Place a bit less emphasis on mathematical modeling (since we’re just predicting who won and not whether they had a 61% of winning or a 57% chance of winning a top-notch mathematical model is probably less important this year).
Reward different strategies. I think the first and possibly most important question to answer is whether you are better off submitting one bracket, several brackets, or many brackets (you are allowed to anywhere from 1 to 100,000 brackets). Your overall score is the average score for all of the brackets you submit. Please read the rules so that you understand how this will work.
A second new twist this year is that instead of just uploading a .csv file with our predictions, we need to submit a notebook (with code) that creates the .csv file. Kaggle lets you make notebooks using either R or python code. If you have used R markdown files at some point (we used them in Stats last year), these notebook will look a bit familiar. We will practice writing notebooks together in class and I will make an example notebook and share it with you.
The data files contains lots of historical data – regular season and tournament data for teams from past seasons. The idea is that you could devise a method of winning this contest and see how well that method would have performed in past years. This year’s data won’t be complete until (probably) the Monday before the tournaments begin (since it requires all previous games to have been played and the brackets to be selected).

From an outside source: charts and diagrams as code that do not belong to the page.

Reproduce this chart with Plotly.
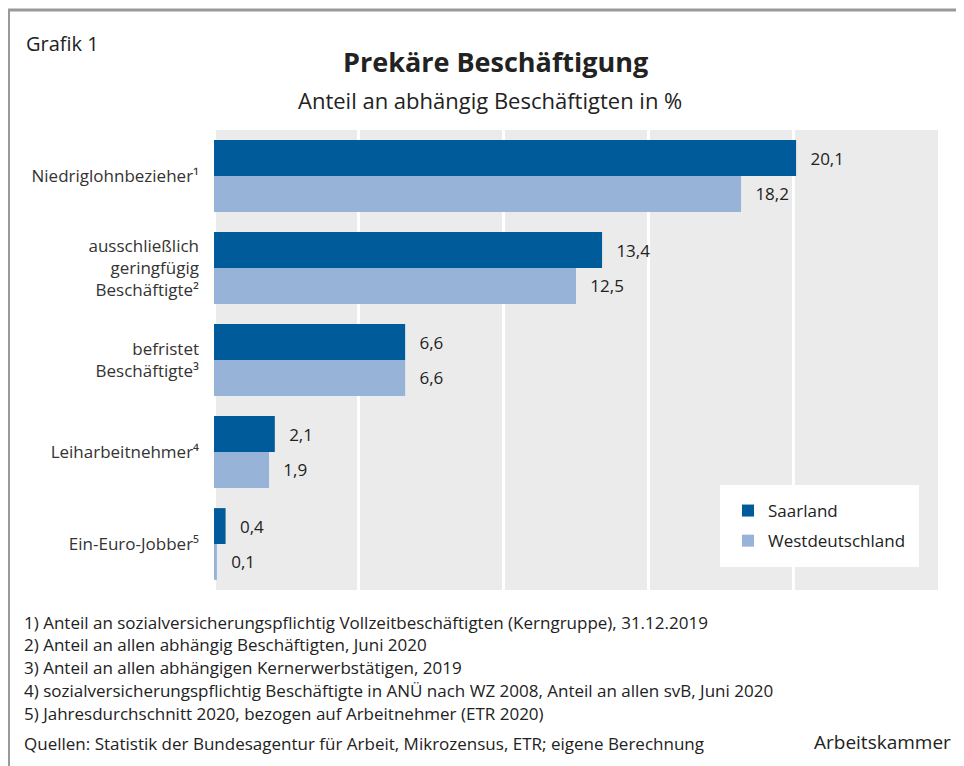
import plotly.graph_objects as go

categories = [
    "Niedriglohnbezieher¹",
    "ausschließlich<br>geringfügig<br>Beschäftigte²",
    "befristet<br>Beschäftigte³",
    "Leiharbeitnehmer⁴",
    "Ein-Euro-Jobber⁵",
]
saarland = [20.1, 13.4, 6.6, 2.1, 0.4]
westdeutschland = [18.2, 12.5, 6.6, 1.9, 0.1]
series_names = ["Saarland", "Westdeutschland"]
x_ticks = [0, 5, 10, 15, 20, 25]

footnotes = [
    "1) Anteil an sozialversicherungspflichtig Vollzeitbeschäftigten (Kerngruppe), 31.12.2019",
    "2) Anteil an allen abhängig Beschäftigten, Juni 2020",
    "3) Anteil an allen abhängigen Kernerwerbstätigen, 2019",
    "4) sozialversicherungspflichtig Beschäftigte in ANÜ nach WZ 2008, Anteil an allen svB, Juni 2020",
    "5) Jahresdurchschnitt 2020, bezogen auf Arbeitnehmer (ETR 2020)",
]
source = "Quellen: Statistik der Bundesagentur für Arbeit, Mikrozensus, ETR; eigene Berechnung"

FONT = "Open Sans"
TXT = "#222222"
DARK = "#005b9a"
LIGHT = "#97b4d8"

# page offset (body margin) and figure size
OX, OY = 8, 8
FW, FH = 964 - OX, 766 - OY
# plot area in screen pixels
L, R, T, B = 214, 938, 130, 590
W, H = R - L, B - T


def px(x):
    return (x - L) / W


def py(y):
    return (B - y) / H


def fmt(v):
    return "\u2002\u2009" + f"{v:.1f}".replace(".", ",")


fig = go.Figure()
for name, vals, col in [(series_names[0], saarland, DARK), (series_names[1], westdeutschland, LIGHT)]:
    fig.add_trace(go.Bar(
        name=name, y=categories, x=vals, orientation="h",
        marker=dict(color=col, line=dict(width=0)),
        text=[fmt(v) for v in vals], textposition="outside",
        textfont=dict(family=FONT, size=17, color=TXT),
        cliponaxis=False, legendgroup=name,
    ))

ann = []
ann.append(dict(text="Grafik 1", x=px(24), y=py(44), xanchor="left", yanchor="middle",
                font=dict(family=FONT, size=20, color=TXT)))
ann.append(dict(text="<b>Prekäre Beschäftigung</b>", x=px(495), y=py(62), xanchor="center", yanchor="middle",
                font=dict(family=FONT, size=27, color=TXT)))
ann.append(dict(text="Anteil an abhängig Beschäftigten in %", x=px(490), y=py(100), xanchor="center",
                yanchor="middle", font=dict(family=FONT, size=22, color=TXT)))
for i, f in enumerate(footnotes):
    ann.append(dict(text=f, x=px(22), y=py(622 + i * 22.8), xanchor="left", yanchor="middle",
                    font=dict(family=FONT, size=17, color=TXT)))
ann.append(dict(text=source, x=px(22), y=py(743), xanchor="left", yanchor="middle",
                font=dict(family=FONT, size=17, color=TXT)))
ann.append(dict(text="Arbeitskammer", x=px(953), y=py(742), xanchor="right", yanchor="middle",
                font=dict(family=FONT, size=19, color=TXT)))
for a in ann:
    a.update(xref="paper", yref="paper", showarrow=False)

frame_col = "#9a9a9a"
shapes = [
    dict(type="line", xref="paper", yref="paper", x0=px(8.5), x1=px(8.5), y0=py(10), y1=py(790),
         line=dict(color=frame_col, width=3)),
    dict(type="line", xref="paper", yref="paper", x0=px(7), x1=px(990), y0=py(10), y1=py(10),
         line=dict(color=frame_col, width=3)),
]

fig.update_layout(
    width=FW, height=FH,
    margin=dict(l=L - OX, r=FW - (R - OX), t=T - OY, b=FH - (B - OY)),
    paper_bgcolor="white", plot_bgcolor="#ebebeb",
    barmode="group", bargap=0.22, bargroupgap=0,
    font=dict(family=FONT, color=TXT),
    showlegend=True,
    legend=dict(x=px(720), y=py(485), xanchor="left", yanchor="top", bgcolor="white",
                bordercolor="white", borderwidth=8,
                font=dict(family=FONT, size=17, color=TXT), tracegroupgap=5,
                traceorder="grouped"),
    xaxis=dict(range=[0, 25], tickvals=x_ticks, showticklabels=False, showgrid=True,
               gridcolor="white", gridwidth=3, zeroline=True, zerolinecolor="white", zerolinewidth=3,
               fixedrange=True),
    yaxis=dict(autorange="reversed", showgrid=False, ticklabelstandoff=14,
               tickfont=dict(family=FONT, size=17, color="#333333"), fixedrange=True),
    annotations=ann, shapes=shapes,
)

fig.write_html("out.html")
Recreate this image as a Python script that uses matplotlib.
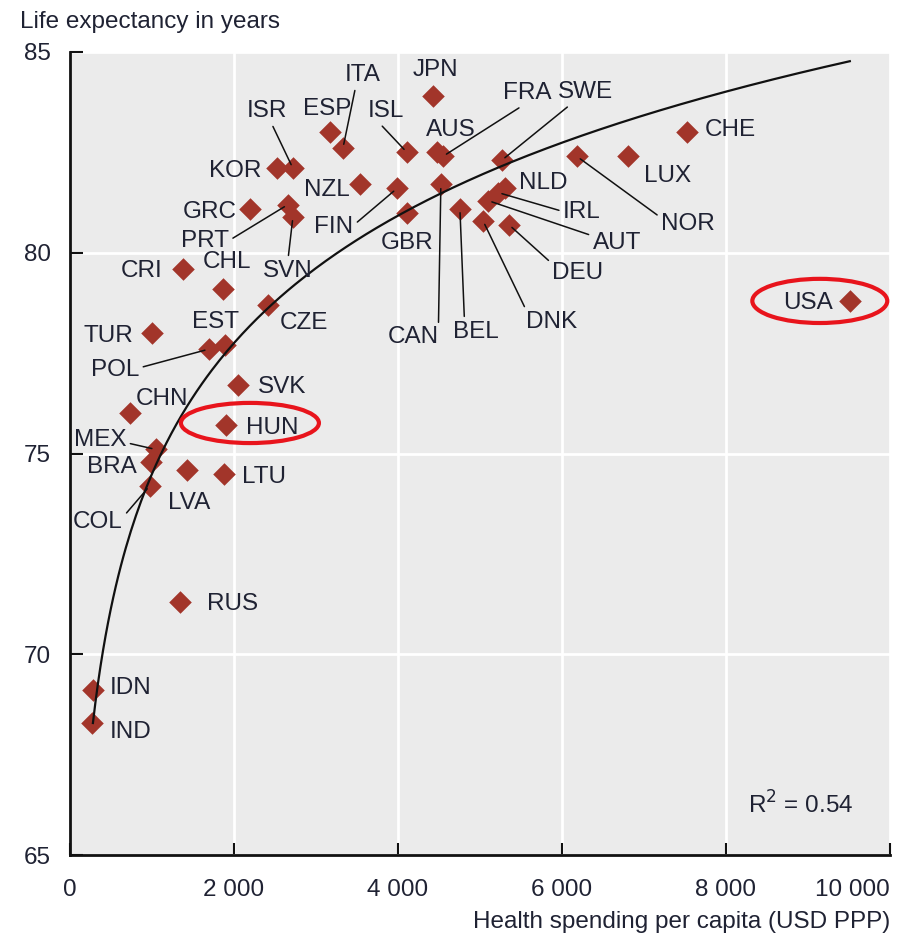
import numpy as np
import matplotlib
matplotlib.use("Agg")
import matplotlib.pyplot as plt
from matplotlib.patches import Ellipse
from matplotlib.ticker import FuncFormatter

plt.rcParams["font.family"] = ["Liberation Sans", "DejaVu Sans"]

# Data
countries = ["JPN", "ITA", "ESP", "ISL", "AUS", "FRA", "SWE", "ISR", "KOR", "NZL",
             "GRC", "PRT", "SVN", "FIN", "GBR", "CAN", "BEL", "DNK", "DEU", "AUT",
             "IRL", "NLD", "NOR", "LUX", "CHE", "USA", "CRI", "CHL", "CZE", "TUR",
             "EST", "POL", "SVK", "CHN", "HUN", "MEX", "BRA", "COL", "LVA", "LTU",
             "RUS", "IDN", "IND"]
spending = [4427, 3329, 3171, 4110, 4476, 4549, 5265, 2720, 2524, 3537,
            2195, 2659, 2720, 3988, 4110, 4524, 4756, 5037, 5353, 5098,
            5220, 5305, 6183, 6805, 7524, 9512, 1378, 1866, 2415, 1000,
            1890, 1695, 2049, 732, 1902, 1049, 988, 976, 1427, 1878,
            1341, 280, 268]
life_exp = [83.9, 82.6, 83.0, 82.5, 82.5, 82.4, 82.3, 82.1, 82.1, 81.7,
            81.1, 81.2, 80.9, 81.6, 81.0, 81.7, 81.1, 80.8, 80.7, 81.3,
            81.5, 81.6, 82.4, 82.4, 83.0, 78.8, 79.6, 79.1, 78.7, 78.0,
            77.7, 77.6, 76.7, 76.0, 75.7, 75.1, 74.8, 74.2, 74.6, 74.5,
            71.3, 69.1, 68.3]

# points
trend_x = [280, 524, 1915, 4024, 5244, 6866, 9512]
trend_y = [68.3, 71.35, 77.57, 80.99, 82.14, 83.23, 84.83]
r2_text = "R$^2$ = 0.54"

# label offsets in pixels (dx, dy) and leader line start (relpos) if any
label_layout = {
    "JPN": (3, 29, None), "ITA": (20, 76, (0.3, 0)), "ESP": (-3, 26, None),
    "ISL": (-21, 44, (0.3, 0)), "AUS": (14, 25, None), "FRA": (84, 66, (0.45, 0)),
    "SWE": (84, 71, (0.25, 0)), "ISR": (-26, 60, (0.6, 0)), "KOR": (-42, 0, None),
    "NZL": (-33, -3, None), "GRC": (-40, 0, None), "PRT": (-83, -33, (1, 0.5)),
    "SVN": (-5, -51, (0.5, 1)), "FIN": (-63, -36, (1, 0.6)), "GBR": (0, -27, None),
    "CAN": (-28, -150, (1, 1)), "BEL": (16, -120, (0.25, 1)), "DNK": (69, -98, (0, 1)),
    "DEU": (69, -45, (0, 0.9)), "AUT": (129, -39, (0, 0.8)), "IRL": (84, -16, (0, 0.5)),
    "NLD": (38, 8, None), "NOR": (111, -65, (0, 0.8)), "LUX": (40, -17, None),
    "CHE": (43, 5, None), "USA": (-42, 1, None), "CRI": (-41, 1, None),
    "CHL": (4, 30, None), "CZE": (36, -15, None), "TUR": (-44, 0, None),
    "EST": (-9, 26, None), "POL": (-94, -18, (1, 0.6)), "SVK": (44, 1, None),
    "CHN": (32, 17, None), "HUN": (46, 0, None), "MEX": (-56, 12, (1, 0.4)),
    "BRA": (-39, -2, None), "COL": (-52, -33, (1, 0.7)), "LVA": (2, -30, None),
    "LTU": (40, 0, None), "RUS": (53, 1, None), "IDN": (38, 5, None),
    "IND": (39, -6, None),
}

text_color = "#1f2233"
marker_color = "#a2352a"
fs = 17.5

x = np.array(spending, dtype=float)
y = np.array(life_exp, dtype=float)

fig = plt.figure(figsize=(8.97, 9.40), dpi=100)
ax = fig.add_axes([0.078, 0.0904, 0.914, 0.8543])
ax.set_facecolor("#ebebeb")

ax.set_xlim(0, 10000)
ax.set_ylim(65, 85)
ax.set_xticks([0, 2000, 4000, 6000, 8000, 10000])
ax.set_yticks([65, 70, 75, 80, 85])
ax.xaxis.set_major_formatter(FuncFormatter(lambda v, p: f"{int(v):,}".replace(",", " ")))
ax.grid(True, color="white", lw=2)
ax.set_axisbelow(True)

for s in ["top", "right"]:
    ax.spines[s].set_visible(False)
for s in ["left", "bottom"]:
    ax.spines[s].set_linewidth(2)
    ax.spines[s].set_color("#111111")
ax.tick_params(direction="in", length=9, width=1.5, labelsize=fs, colors="#111111",
               labelcolor=text_color)
ax.tick_params(axis="y", pad=14)
ax.tick_params(axis="x", pad=17)
ax.get_xticklabels()[-1].set_ha("right")

ax.scatter(x, y, marker="D", s=11.5 ** 2, color=marker_color, zorder=3, linewidths=0)

# trend curve: quadratic in log(x) through the read curve points
coef = np.polyfit(np.log(trend_x), trend_y, 2)
xs = np.linspace(min(trend_x), max(trend_x), 300)
ax.plot(xs, np.polyval(coef, np.log(xs)), color="#111111", lw=1.6, zorder=4)

for c, xv, yv in zip(countries, x, y):
    dx, dy, rel = label_layout[c]
    kw = {}
    if rel is not None:
        kw["arrowprops"] = dict(arrowstyle="-", color="#111111", lw=1.1,
                                relpos=rel, shrinkA=1, shrinkB=3)
    ax.annotate(c, (xv, yv), xytext=(dx, dy - 3), textcoords="offset pixels",
                ha="center", va="center", fontsize=fs, color=text_color,
                zorder=5, **kw)

# red ellipses around highlighted countries
ax.add_patch(Ellipse((2195, 75.76), 1683, 1.0, fill=False, ec="#e8141c", lw=3, zorder=6))
ax.add_patch(Ellipse((9146, 78.8), 1646, 1.1, fill=False, ec="#e8141c", lw=3, zorder=6))

ax.text(0.955, 0.045, r2_text, transform=ax.transAxes, ha="right", va="bottom",
        fontsize=fs, color=text_color)

fig.text(20 / 897, 1 - 22 / 940, "Life expectancy in years", ha="left", va="center",
         fontsize=fs, color=text_color)
fig.text(890 / 897, 1 - 922 / 940, "Health spending per capita (USD PPP)", ha="right",
         va="center", fontsize=fs, color=text_color)

fig.savefig("out.png", dpi=100)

Your predictions are due on March 21st, just before the tournaments start. That doesn’t leave much time between when all of this year’s data is available and when your predictions are due. Therefore, we should probably write code that would work for a previous year, possibly last year, see that it works and then we will need to make only minor changes to adapt it for this year’s competition.
Read through the descriptions of the data and try to get a handle on the types of data that are available. Here are some important files to read about:
MTeams.csv and WTeams.csv
MNCAATourneySeeds.csv and WNCAATourneySeeds.csv
MNCAATourneyCompactResults.csv and WNCAATourneyCompactResults.csv
MNCAATourneySlots and WNCAATourneySlots
If you scroll to the bottom of this page, you will see “Data Explorer” on the right and can click on data files and see samples of the data.